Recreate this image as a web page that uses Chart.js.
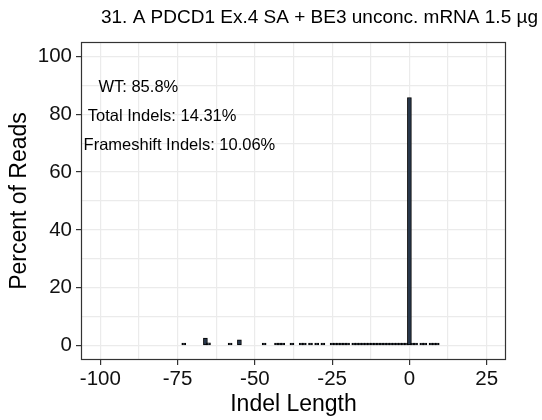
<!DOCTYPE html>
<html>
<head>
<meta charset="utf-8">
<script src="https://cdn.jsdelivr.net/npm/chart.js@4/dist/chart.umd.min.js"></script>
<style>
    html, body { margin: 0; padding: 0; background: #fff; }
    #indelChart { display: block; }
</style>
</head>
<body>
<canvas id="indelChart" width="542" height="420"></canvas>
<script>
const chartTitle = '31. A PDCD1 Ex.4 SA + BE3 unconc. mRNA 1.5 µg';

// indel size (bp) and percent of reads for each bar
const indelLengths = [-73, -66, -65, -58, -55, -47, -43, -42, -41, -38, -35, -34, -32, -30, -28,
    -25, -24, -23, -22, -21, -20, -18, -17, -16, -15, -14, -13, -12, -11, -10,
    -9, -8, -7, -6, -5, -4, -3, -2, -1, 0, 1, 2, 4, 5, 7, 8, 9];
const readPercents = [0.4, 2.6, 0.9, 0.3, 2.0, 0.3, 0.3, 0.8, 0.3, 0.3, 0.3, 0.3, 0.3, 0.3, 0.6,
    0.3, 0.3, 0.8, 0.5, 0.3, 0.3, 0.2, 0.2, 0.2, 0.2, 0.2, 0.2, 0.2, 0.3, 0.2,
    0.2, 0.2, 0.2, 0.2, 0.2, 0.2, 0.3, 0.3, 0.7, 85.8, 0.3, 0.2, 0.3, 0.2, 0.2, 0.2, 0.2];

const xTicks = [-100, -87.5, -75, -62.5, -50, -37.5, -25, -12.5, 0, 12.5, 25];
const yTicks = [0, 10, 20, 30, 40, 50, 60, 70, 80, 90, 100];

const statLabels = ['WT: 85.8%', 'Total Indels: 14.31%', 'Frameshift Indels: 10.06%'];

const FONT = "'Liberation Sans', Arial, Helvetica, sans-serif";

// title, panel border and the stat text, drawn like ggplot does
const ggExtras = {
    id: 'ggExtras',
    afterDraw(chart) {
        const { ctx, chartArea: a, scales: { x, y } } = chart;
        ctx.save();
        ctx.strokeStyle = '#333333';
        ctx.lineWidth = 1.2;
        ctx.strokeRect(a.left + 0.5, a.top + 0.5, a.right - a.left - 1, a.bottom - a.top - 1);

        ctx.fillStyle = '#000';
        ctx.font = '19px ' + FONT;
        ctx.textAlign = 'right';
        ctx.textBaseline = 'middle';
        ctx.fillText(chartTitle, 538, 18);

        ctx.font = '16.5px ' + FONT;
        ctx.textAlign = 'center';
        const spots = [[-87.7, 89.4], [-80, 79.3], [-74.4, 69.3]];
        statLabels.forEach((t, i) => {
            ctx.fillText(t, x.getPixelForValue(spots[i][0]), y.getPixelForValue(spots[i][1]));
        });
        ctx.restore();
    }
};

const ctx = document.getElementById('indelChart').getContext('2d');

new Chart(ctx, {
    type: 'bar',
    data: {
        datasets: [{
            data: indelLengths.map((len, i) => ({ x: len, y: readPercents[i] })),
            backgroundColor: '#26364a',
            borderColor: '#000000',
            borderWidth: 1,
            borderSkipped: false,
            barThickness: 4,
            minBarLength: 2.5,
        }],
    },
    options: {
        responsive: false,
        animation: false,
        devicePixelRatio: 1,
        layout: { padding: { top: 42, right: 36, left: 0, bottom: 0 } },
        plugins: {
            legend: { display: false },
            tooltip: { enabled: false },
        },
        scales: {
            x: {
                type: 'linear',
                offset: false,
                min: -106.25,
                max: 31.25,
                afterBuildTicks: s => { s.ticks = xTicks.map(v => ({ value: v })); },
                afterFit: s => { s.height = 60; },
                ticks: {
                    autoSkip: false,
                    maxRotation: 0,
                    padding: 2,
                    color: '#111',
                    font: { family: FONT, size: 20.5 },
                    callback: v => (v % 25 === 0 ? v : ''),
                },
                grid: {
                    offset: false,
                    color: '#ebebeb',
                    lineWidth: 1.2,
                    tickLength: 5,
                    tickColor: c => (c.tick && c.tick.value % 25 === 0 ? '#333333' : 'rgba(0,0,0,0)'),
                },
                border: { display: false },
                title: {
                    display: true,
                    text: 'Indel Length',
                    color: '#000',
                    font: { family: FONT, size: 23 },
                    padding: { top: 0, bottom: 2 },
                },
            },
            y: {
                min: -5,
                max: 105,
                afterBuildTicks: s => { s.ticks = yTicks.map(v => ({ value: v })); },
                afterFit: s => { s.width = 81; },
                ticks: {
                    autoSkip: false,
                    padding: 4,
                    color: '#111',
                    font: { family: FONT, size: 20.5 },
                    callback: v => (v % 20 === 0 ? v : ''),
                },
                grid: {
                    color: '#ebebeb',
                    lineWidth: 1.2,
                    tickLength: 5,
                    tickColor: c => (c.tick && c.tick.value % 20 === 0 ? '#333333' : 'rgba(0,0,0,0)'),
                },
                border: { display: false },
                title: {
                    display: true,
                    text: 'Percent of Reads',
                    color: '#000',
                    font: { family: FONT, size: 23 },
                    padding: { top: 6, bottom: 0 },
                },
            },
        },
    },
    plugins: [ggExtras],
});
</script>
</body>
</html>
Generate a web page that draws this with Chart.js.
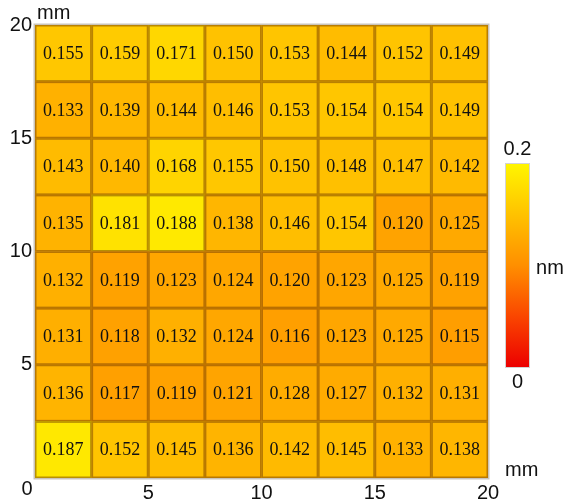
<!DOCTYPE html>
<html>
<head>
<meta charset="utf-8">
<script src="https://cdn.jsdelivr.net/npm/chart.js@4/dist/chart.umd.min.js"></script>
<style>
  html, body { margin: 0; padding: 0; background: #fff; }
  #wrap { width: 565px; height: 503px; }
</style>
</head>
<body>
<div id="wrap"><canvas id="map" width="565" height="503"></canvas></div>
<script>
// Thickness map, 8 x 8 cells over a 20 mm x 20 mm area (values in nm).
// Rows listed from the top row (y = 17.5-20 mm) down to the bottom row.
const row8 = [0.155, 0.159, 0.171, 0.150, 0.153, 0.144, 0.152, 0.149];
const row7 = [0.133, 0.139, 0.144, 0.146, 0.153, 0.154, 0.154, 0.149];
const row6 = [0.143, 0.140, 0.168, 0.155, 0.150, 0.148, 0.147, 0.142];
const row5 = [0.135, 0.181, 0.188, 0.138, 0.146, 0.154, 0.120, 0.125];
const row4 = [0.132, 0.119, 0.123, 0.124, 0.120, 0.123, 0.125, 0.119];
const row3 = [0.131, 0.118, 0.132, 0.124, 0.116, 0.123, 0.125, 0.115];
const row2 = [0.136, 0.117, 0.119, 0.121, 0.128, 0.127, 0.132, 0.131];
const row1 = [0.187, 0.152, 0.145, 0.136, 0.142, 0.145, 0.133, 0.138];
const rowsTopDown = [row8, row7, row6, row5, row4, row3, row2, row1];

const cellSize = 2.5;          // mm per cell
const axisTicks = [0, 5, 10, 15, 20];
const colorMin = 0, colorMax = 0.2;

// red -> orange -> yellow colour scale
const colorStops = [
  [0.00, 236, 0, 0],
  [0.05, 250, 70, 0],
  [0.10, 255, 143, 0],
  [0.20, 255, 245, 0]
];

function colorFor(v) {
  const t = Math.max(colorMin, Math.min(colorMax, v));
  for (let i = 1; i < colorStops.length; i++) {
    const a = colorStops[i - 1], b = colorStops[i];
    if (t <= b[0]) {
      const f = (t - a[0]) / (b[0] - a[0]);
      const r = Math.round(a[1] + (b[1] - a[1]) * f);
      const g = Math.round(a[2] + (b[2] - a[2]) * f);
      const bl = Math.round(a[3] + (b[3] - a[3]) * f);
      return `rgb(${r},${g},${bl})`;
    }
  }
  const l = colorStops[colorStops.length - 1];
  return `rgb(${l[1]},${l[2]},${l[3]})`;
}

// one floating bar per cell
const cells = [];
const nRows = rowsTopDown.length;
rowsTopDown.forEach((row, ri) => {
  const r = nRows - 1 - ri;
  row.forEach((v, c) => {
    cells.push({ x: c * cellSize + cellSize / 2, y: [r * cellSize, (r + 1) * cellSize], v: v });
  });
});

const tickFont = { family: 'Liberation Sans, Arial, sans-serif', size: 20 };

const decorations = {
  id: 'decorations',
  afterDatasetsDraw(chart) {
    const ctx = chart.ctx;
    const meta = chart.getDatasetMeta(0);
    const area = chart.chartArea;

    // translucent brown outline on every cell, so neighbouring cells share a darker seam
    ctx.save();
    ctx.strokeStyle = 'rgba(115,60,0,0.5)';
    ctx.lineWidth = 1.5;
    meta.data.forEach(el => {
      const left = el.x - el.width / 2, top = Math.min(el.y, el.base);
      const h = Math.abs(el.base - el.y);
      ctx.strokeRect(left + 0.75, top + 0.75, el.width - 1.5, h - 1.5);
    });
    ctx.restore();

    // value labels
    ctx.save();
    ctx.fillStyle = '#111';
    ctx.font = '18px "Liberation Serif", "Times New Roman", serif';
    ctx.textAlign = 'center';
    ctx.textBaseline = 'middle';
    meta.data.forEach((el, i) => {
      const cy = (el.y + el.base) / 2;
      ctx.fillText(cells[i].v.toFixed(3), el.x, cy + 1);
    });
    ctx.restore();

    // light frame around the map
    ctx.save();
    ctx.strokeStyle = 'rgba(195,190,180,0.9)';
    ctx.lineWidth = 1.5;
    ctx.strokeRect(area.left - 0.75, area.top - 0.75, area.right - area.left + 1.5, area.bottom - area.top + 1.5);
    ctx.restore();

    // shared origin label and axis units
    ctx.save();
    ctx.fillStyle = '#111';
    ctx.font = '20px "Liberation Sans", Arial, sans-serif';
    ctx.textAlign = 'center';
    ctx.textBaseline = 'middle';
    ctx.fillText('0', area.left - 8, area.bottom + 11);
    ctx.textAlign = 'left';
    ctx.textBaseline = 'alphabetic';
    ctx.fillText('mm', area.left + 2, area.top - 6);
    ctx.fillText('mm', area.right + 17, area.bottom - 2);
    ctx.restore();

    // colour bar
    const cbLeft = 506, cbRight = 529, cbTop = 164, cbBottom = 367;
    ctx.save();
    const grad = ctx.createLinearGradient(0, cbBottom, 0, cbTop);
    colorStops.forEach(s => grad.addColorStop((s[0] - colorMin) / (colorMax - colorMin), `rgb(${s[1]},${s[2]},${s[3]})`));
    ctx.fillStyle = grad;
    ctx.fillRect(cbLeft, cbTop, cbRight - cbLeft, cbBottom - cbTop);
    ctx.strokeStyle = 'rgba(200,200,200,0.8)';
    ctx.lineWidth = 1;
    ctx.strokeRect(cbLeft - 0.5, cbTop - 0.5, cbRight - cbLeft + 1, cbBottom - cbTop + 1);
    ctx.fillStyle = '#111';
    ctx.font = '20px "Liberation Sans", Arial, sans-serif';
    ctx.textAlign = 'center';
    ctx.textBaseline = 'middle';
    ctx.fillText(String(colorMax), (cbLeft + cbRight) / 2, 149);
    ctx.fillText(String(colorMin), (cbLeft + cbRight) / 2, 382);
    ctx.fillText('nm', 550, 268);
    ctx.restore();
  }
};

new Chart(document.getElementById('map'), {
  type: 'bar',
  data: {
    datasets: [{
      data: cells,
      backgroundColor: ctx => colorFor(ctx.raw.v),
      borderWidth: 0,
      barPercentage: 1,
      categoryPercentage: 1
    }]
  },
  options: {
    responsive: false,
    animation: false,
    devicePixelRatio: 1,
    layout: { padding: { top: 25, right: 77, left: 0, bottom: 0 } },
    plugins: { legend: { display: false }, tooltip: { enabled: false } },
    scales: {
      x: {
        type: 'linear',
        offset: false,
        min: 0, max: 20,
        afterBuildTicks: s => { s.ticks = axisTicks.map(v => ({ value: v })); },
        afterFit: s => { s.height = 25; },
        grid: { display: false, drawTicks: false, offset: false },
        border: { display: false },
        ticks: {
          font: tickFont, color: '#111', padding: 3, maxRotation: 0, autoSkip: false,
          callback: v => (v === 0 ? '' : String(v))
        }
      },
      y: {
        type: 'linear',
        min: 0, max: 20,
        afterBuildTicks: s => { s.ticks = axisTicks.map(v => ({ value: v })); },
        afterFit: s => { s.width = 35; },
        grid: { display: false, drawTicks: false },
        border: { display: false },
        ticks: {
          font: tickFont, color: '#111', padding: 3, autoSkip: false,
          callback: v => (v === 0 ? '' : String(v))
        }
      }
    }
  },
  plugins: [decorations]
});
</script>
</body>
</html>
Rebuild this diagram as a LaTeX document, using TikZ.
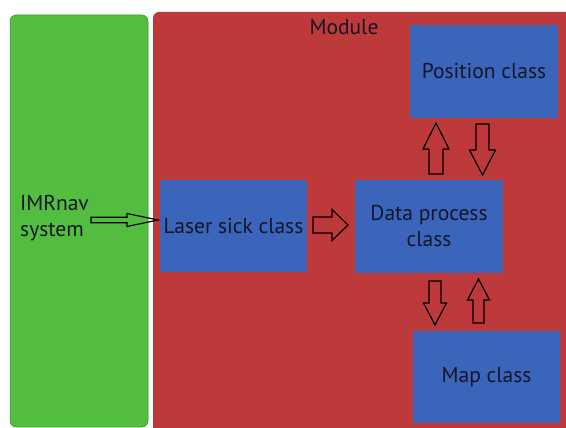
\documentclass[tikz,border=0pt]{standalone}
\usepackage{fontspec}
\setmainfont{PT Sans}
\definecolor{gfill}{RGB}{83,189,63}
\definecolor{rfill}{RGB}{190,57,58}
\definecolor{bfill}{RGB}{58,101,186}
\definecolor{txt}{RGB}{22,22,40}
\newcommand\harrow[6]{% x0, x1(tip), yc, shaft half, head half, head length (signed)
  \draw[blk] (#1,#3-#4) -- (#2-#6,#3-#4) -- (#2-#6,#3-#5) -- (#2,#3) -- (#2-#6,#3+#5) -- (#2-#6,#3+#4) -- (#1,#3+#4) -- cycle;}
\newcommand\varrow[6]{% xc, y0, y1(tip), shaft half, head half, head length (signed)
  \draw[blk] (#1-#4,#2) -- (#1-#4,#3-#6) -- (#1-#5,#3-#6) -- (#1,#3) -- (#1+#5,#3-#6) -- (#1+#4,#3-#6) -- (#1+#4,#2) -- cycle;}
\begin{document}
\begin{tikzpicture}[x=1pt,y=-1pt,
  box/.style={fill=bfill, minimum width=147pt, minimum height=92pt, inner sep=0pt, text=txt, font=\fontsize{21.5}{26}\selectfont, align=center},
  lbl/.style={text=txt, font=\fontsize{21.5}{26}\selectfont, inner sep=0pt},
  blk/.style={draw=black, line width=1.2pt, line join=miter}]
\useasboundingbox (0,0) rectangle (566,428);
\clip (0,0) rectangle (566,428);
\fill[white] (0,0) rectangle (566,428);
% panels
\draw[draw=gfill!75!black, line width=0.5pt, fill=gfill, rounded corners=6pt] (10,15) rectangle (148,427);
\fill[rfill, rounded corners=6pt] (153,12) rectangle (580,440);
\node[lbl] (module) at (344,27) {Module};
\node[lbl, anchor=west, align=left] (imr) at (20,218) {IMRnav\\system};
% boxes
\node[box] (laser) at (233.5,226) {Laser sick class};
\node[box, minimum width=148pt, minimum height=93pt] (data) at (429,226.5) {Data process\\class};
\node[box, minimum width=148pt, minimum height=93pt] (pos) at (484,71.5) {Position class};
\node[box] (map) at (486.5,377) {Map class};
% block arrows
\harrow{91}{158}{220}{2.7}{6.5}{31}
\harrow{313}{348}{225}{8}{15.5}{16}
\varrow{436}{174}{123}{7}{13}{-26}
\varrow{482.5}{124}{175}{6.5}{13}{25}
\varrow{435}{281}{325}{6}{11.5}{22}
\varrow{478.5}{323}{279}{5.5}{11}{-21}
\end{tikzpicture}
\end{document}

────

§ Problem to work on
Go through the records and gather the lines that hold "this".

§ Solution
Recreate this image as a web page that uses Chart.js.
Generate a web page that draws this with Chart.js.
Rebuild this diagram as a LaTeX document, using TikZ.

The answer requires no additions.